Internet science is an interdisciplinary science that examines all aspects of the co-evolution in Internet networks and society. It works in the intersection of and in the gaps among a wide range of disciplines that have had to respond to the impact of the Internet on their 'home turf' and/or offer specific conceptual or methodological contributions. These include many natural sciences (e.g., complexity science, computer science, engineering, life sciences, mathematics, physics, psychology, statistics, systems and evolutionary biology), social sciences (e.g. anthropology, economics, philosophy, sociology, and political science), humanities (e.g., art, history, linguistics, literature and history) and some existing interdisciplines that cross traditional Faculty boundaries (e.g., technology, medicine, law). Professor Noshir Contractor and others have located it at the intersection of computational social science,[1] network science, network engineering and Web science. By understanding the role of society in shaping Internet networks and being shaped by them Internet science aims to take care of the Internet in a way similar to that in which Web science aims to take care of the Web.[2] The lingua franca in this interdisciplinary area include Internet standards and associated implementation, social processes, Internet infrastructure and policy.
Many disciplines support Internet science with different analysis tools, designs, and languages. To have a productive and effective dialogue between disciplines requires incentives for cooperation. The three main elements of Internet science are: multidisciplinary convergence, observability and constructive experimentation.[3]

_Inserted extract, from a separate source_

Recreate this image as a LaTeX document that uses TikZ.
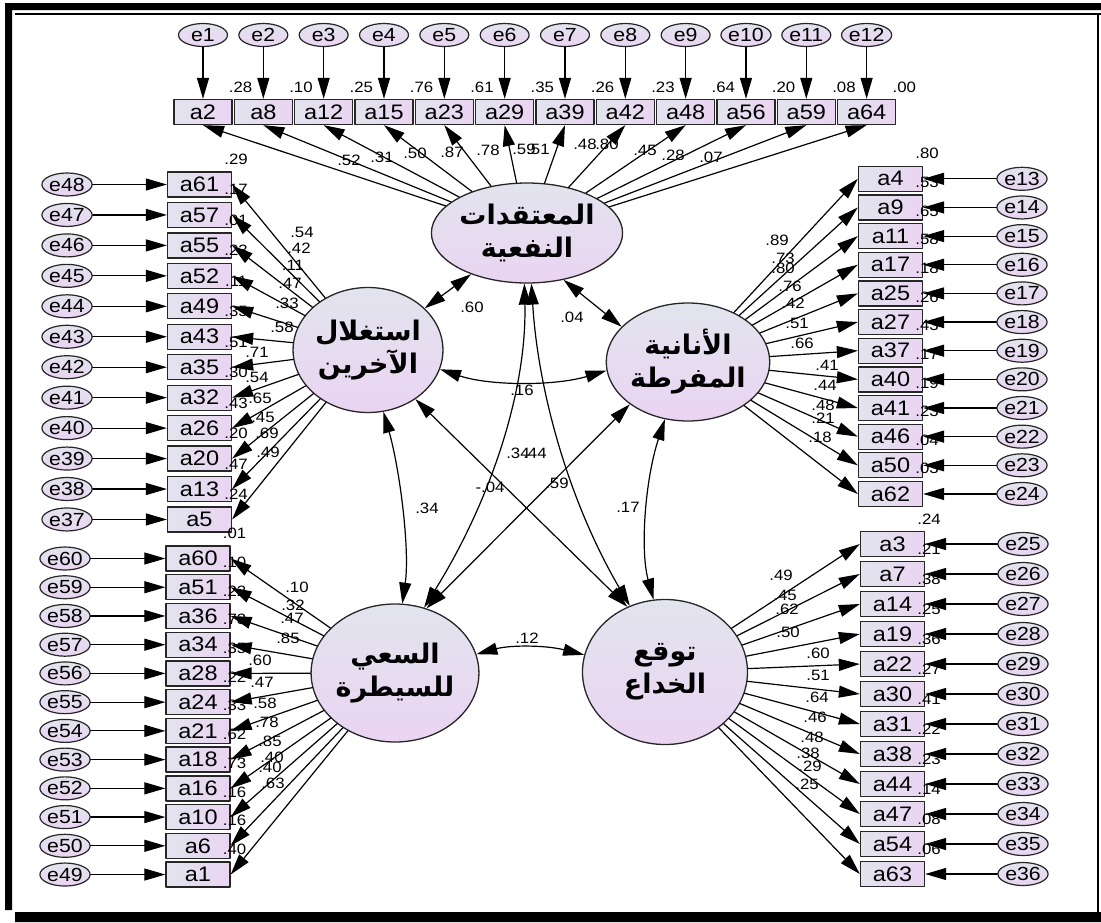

The European Commission funded a Network of Excellence on Internet Science (project acronym EINS Archived 2013-06-08 at the Wayback Machine) over the period December 2011-May 2015 under the FP7 funding programme. The Network in May 2015 had 48 member universities and research organisations and 180 individual affiliate researchers. Two major international Internet science conferences[4] were held in April 2013 and May 2015 together with an unconference at the University of Bologna in May 2014 and official workshops at international academic conferences such as Human Behavior and the Evolution of Society and international inter-governmental and multistakeholder conferences such as the 2013 [5] United Nations Internet Governance Forum.